Sees counters that he is not attempting to "bring an action upon" the guarantor agreement but instead is seeking to interpose an affirmative defense of modification or fraud in the inducement. Appellant's Br. p. 17. Sees cites cases from foreign jurisdictions holding that even when a statute like the ILLA exists, defenses based upon an oral credit agreement may proceed as long as such defenses are not expressly barred by the statute. See Maynard v. Central Nat'l Bank, 640 So.2d 1212, 1214 (Fla. Ct. App. 1994) (holding that statute regarding credit agreements "does not prevent a debtor from asserting affirmative defenses based upon an oral agreement"); Hibernia Nat'l Bank v. Contractor's Equip. Supply, Inc., 804 So.2d 760, 763 (La. Ct. App. 2001) (holding that statute regarding credit agreements did not preclude defendant from presenting evidence of a side agreement in order to show that she had not agreed to guarantee a second loan).
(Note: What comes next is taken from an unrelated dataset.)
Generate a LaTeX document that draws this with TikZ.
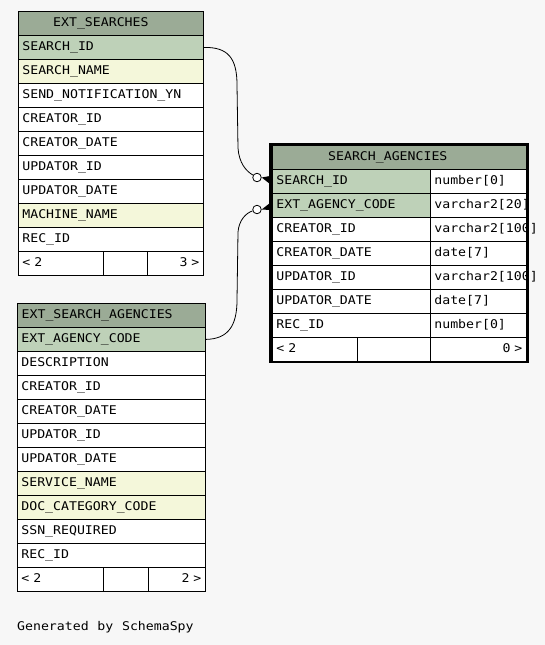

Sees's argument, however, was rejected in Wabash Grain, Inc. v. Bank One, Crawfordsville, N.A., 713 N.E.2d 323 (Ind. Ct. App. 1999). In Wabash, Bank One sued Wabash because the latter had defaulted on repayment of a $260,000 loan. Wabash countered that Bank One had orally agreed to extend the repayment schedule for seven years. Wabash put forth theories of promissory estoppel, fraud, and breach of an oral agreement. On appeal from summary judgment in favor of Bank One, we noted:

[R]egardless of whether the present cause of action is labeled as a breach of contract, misrepresentation, fraud, deceit, promissory estoppel, its substance is that of an action upon an agreement by a bank to loan money.

. . .

[A] claim of estoppel or fraud will not operate to remove a case from a Statute of Frauds where the promise relied upon is the very promise that the Statute declares unenforceable if not in writing.

. . .

Were this not the rule the statute would be rendered virtually meaningless because the frustrated claimant would always assert an oral promise/agreement to defeat by means of estoppel the statute's requirement for a written one. The contest would then concern the credibility of the evidence of an oral promise of agreement. That of course, is precisely what the statute seeks to avoid.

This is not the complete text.